** START Source data **
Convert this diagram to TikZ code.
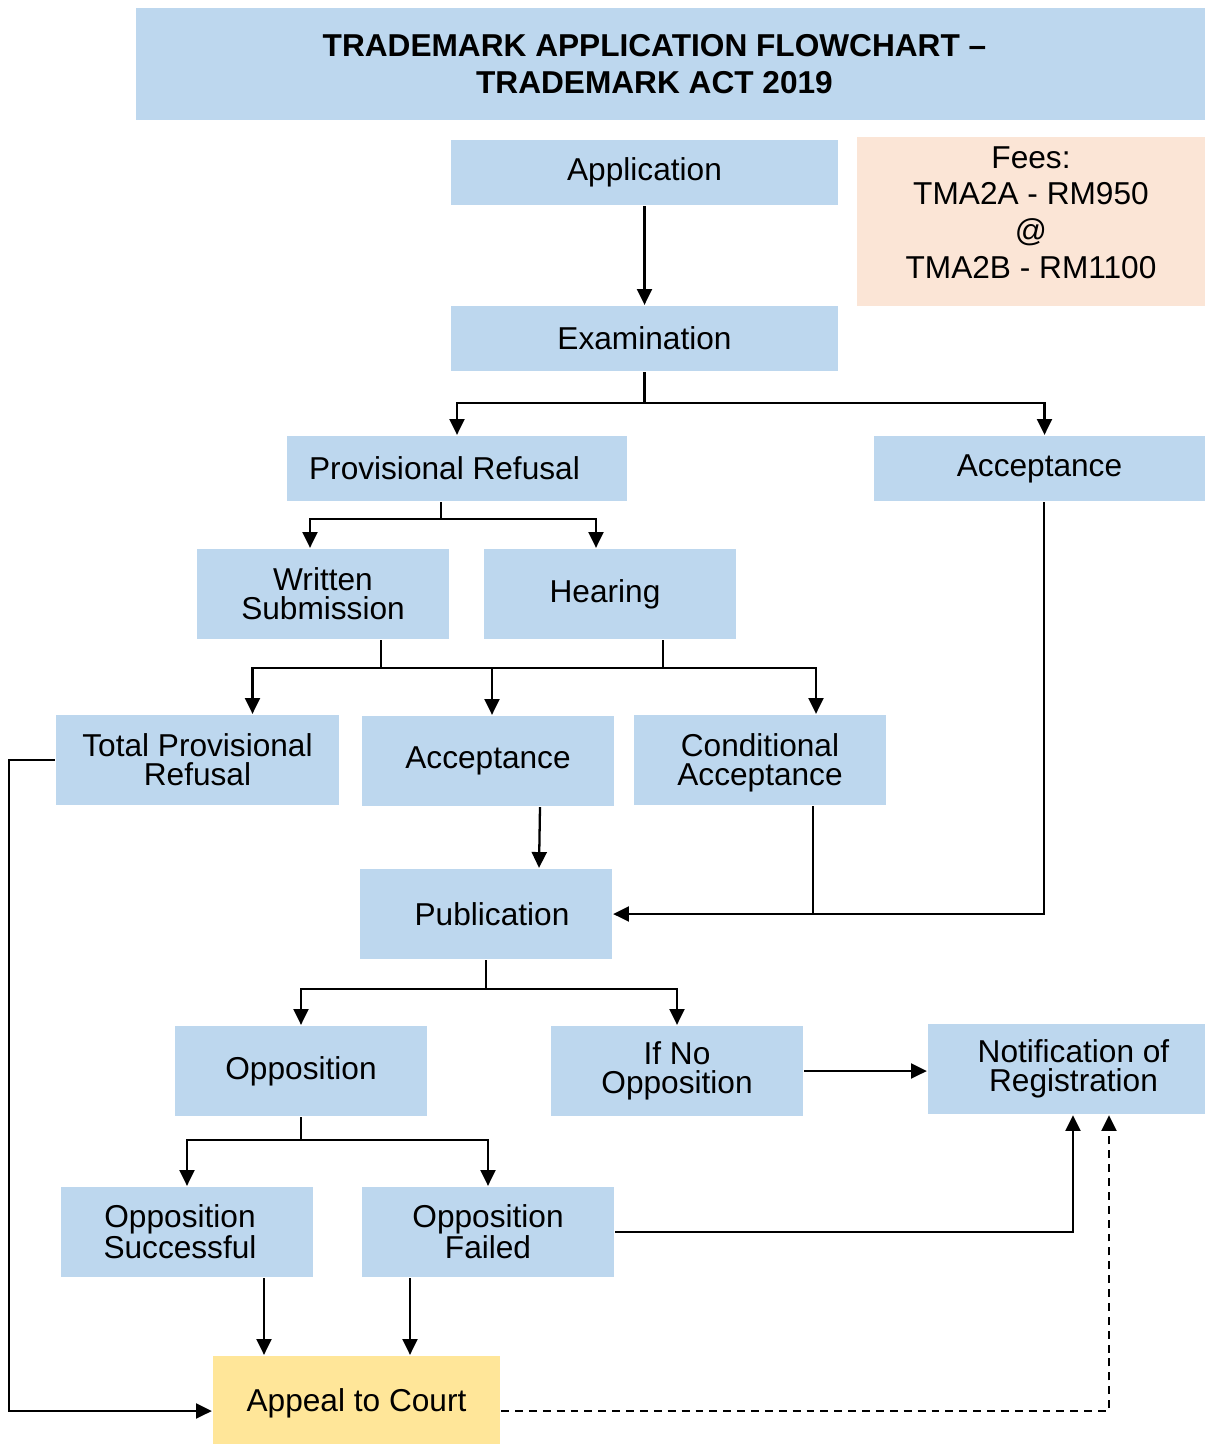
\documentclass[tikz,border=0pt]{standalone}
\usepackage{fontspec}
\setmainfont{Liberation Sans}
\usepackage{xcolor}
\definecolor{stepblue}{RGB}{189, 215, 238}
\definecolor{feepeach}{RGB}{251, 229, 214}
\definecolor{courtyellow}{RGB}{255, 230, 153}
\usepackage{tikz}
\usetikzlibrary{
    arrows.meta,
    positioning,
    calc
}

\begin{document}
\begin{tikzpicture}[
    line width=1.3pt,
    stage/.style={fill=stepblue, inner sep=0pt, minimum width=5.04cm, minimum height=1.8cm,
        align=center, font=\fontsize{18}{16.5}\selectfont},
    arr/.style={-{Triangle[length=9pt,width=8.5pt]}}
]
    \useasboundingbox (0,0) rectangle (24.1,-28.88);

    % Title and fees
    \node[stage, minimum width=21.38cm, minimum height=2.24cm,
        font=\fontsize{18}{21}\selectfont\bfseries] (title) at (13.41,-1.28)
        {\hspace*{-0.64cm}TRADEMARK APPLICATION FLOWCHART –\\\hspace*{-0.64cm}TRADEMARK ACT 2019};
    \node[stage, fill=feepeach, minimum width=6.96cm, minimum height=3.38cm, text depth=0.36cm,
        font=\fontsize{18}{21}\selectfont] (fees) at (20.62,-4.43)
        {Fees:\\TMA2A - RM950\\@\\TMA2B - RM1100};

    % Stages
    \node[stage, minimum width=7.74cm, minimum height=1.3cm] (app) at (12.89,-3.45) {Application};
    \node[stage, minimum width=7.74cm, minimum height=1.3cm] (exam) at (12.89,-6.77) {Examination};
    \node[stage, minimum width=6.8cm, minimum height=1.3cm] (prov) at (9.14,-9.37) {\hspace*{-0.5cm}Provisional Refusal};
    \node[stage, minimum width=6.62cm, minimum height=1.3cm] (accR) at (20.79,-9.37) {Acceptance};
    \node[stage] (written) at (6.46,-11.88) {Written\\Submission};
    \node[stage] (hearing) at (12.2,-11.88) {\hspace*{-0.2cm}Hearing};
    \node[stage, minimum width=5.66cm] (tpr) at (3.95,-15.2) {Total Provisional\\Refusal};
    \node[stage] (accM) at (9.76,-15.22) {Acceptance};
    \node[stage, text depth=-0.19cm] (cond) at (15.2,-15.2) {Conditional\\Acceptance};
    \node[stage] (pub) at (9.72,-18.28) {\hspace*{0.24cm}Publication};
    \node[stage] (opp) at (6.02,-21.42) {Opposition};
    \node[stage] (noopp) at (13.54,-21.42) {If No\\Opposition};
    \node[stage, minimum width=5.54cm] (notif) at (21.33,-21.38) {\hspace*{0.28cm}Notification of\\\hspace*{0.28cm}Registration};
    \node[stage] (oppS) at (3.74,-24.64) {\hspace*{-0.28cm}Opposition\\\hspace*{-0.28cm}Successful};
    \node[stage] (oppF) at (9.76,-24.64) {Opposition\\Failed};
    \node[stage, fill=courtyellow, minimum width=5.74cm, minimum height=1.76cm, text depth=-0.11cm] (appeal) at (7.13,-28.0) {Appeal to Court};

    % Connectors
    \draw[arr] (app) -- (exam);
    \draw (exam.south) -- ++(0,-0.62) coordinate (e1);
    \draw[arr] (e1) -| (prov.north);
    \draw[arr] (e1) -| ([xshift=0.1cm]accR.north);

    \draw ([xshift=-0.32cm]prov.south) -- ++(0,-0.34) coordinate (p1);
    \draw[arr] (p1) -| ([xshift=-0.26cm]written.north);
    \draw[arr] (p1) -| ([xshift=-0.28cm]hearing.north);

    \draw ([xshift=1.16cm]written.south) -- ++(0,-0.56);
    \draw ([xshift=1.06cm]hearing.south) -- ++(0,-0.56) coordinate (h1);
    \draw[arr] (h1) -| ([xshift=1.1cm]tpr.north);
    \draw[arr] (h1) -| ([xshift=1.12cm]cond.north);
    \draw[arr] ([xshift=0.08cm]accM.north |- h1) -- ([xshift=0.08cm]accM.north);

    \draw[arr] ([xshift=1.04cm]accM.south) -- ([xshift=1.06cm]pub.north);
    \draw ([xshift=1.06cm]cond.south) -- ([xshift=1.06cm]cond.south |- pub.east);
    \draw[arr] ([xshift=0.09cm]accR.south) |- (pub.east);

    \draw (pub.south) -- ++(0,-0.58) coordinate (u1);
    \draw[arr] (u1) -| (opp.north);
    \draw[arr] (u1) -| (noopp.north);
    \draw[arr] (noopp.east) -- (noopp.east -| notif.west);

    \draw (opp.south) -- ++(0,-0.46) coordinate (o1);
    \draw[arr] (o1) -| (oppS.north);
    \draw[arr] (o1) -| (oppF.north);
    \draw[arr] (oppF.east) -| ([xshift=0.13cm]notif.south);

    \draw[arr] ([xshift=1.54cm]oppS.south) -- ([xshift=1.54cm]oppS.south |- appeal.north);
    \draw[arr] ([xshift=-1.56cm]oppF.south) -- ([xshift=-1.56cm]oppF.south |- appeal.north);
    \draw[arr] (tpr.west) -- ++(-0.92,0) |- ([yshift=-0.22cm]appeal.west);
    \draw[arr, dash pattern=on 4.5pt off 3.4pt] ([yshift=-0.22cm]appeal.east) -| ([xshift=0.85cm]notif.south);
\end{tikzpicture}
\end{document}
** END Source data **
Without the pictures, write out the whole listing above exactly as it appears.

Convert this diagram to TikZ code.
\documentclass[tikz,border=0pt]{standalone}
\usepackage{fontspec}
\setmainfont{Liberation Sans}
\usepackage{xcolor}
\definecolor{stepblue}{RGB}{189, 215, 238}
\definecolor{feepeach}{RGB}{251, 229, 214}
\definecolor{courtyellow}{RGB}{255, 230, 153}
\usepackage{tikz}
\usetikzlibrary{
    arrows.meta,
    positioning,
    calc
}

\begin{document}
\begin{tikzpicture}[
    line width=1.3pt,
    stage/.style={fill=stepblue, inner sep=0pt, minimum width=5.04cm, minimum height=1.8cm,
        align=center, font=\fontsize{18}{16.5}\selectfont},
    arr/.style={-{Triangle[length=9pt,width=8.5pt]}}
]
    \useasboundingbox (0,0) rectangle (24.1,-28.88);

    % Title and fees
    \node[stage, minimum width=21.38cm, minimum height=2.24cm,
        font=\fontsize{18}{21}\selectfont\bfseries] (title) at (13.41,-1.28)
        {\hspace*{-0.64cm}TRADEMARK APPLICATION FLOWCHART –\\\hspace*{-0.64cm}TRADEMARK ACT 2019};
    \node[stage, fill=feepeach, minimum width=6.96cm, minimum height=3.38cm, text depth=0.36cm,
        font=\fontsize{18}{21}\selectfont] (fees) at (20.62,-4.43)
        {Fees:\\TMA2A - RM950\\@\\TMA2B - RM1100};

    % Stages
    \node[stage, minimum width=7.74cm, minimum height=1.3cm] (app) at (12.89,-3.45) {Application};
    \node[stage, minimum width=7.74cm, minimum height=1.3cm] (exam) at (12.89,-6.77) {Examination};
    \node[stage, minimum width=6.8cm, minimum height=1.3cm] (prov) at (9.14,-9.37) {\hspace*{-0.5cm}Provisional Refusal};
    \node[stage, minimum width=6.62cm, minimum height=1.3cm] (accR) at (20.79,-9.37) {Acceptance};
    \node[stage] (written) at (6.46,-11.88) {Written\\Submission};
    \node[stage] (hearing) at (12.2,-11.88) {\hspace*{-0.2cm}Hearing};
    \node[stage, minimum width=5.66cm] (tpr) at (3.95,-15.2) {Total Provisional\\Refusal};
    \node[stage] (accM) at (9.76,-15.22) {Acceptance};
    \node[stage, text depth=-0.19cm] (cond) at (15.2,-15.2) {Conditional\\Acceptance};
    \node[stage] (pub) at (9.72,-18.28) {\hspace*{0.24cm}Publication};
    \node[stage] (opp) at (6.02,-21.42) {Opposition};
    \node[stage] (noopp) at (13.54,-21.42) {If No\\Opposition};
    \node[stage, minimum width=5.54cm] (notif) at (21.33,-21.38) {\hspace*{0.28cm}Notification of\\\hspace*{0.28cm}Registration};
    \node[stage] (oppS) at (3.74,-24.64) {\hspace*{-0.28cm}Opposition\\\hspace*{-0.28cm}Successful};
    \node[stage] (oppF) at (9.76,-24.64) {Opposition\\Failed};
    \node[stage, fill=courtyellow, minimum width=5.74cm, minimum height=1.76cm, text depth=-0.11cm] (appeal) at (7.13,-28.0) {Appeal to Court};

    % Connectors
    \draw[arr] (app) -- (exam);
    \draw (exam.south) -- ++(0,-0.62) coordinate (e1);
    \draw[arr] (e1) -| (prov.north);
    \draw[arr] (e1) -| ([xshift=0.1cm]accR.north);

    \draw ([xshift=-0.32cm]prov.south) -- ++(0,-0.34) coordinate (p1);
    \draw[arr] (p1) -| ([xshift=-0.26cm]written.north);
    \draw[arr] (p1) -| ([xshift=-0.28cm]hearing.north);

    \draw ([xshift=1.16cm]written.south) -- ++(0,-0.56);
    \draw ([xshift=1.06cm]hearing.south) -- ++(0,-0.56) coordinate (h1);
    \draw[arr] (h1) -| ([xshift=1.1cm]tpr.north);
    \draw[arr] (h1) -| ([xshift=1.12cm]cond.north);
    \draw[arr] ([xshift=0.08cm]accM.north |- h1) -- ([xshift=0.08cm]accM.north);

    \draw[arr] ([xshift=1.04cm]accM.south) -- ([xshift=1.06cm]pub.north);
    \draw ([xshift=1.06cm]cond.south) -- ([xshift=1.06cm]cond.south |- pub.east);
    \draw[arr] ([xshift=0.09cm]accR.south) |- (pub.east);

    \draw (pub.south) -- ++(0,-0.58) coordinate (u1);
    \draw[arr] (u1) -| (opp.north);
    \draw[arr] (u1) -| (noopp.north);
    \draw[arr] (noopp.east) -- (noopp.east -| notif.west);

    \draw (opp.south) -- ++(0,-0.46) coordinate (o1);
    \draw[arr] (o1) -| (oppS.north);
    \draw[arr] (o1) -| (oppF.north);
    \draw[arr] (oppF.east) -| ([xshift=0.13cm]notif.south);

    \draw[arr] ([xshift=1.54cm]oppS.south) -- ([xshift=1.54cm]oppS.south |- appeal.north);
    \draw[arr] ([xshift=-1.56cm]oppF.south) -- ([xshift=-1.56cm]oppF.south |- appeal.north);
    \draw[arr] (tpr.west) -- ++(-0.92,0) |- ([yshift=-0.22cm]appeal.west);
    \draw[arr, dash pattern=on 4.5pt off 3.4pt] ([yshift=-0.22cm]appeal.east) -| ([xshift=0.85cm]notif.south);
\end{tikzpicture}
\end{document}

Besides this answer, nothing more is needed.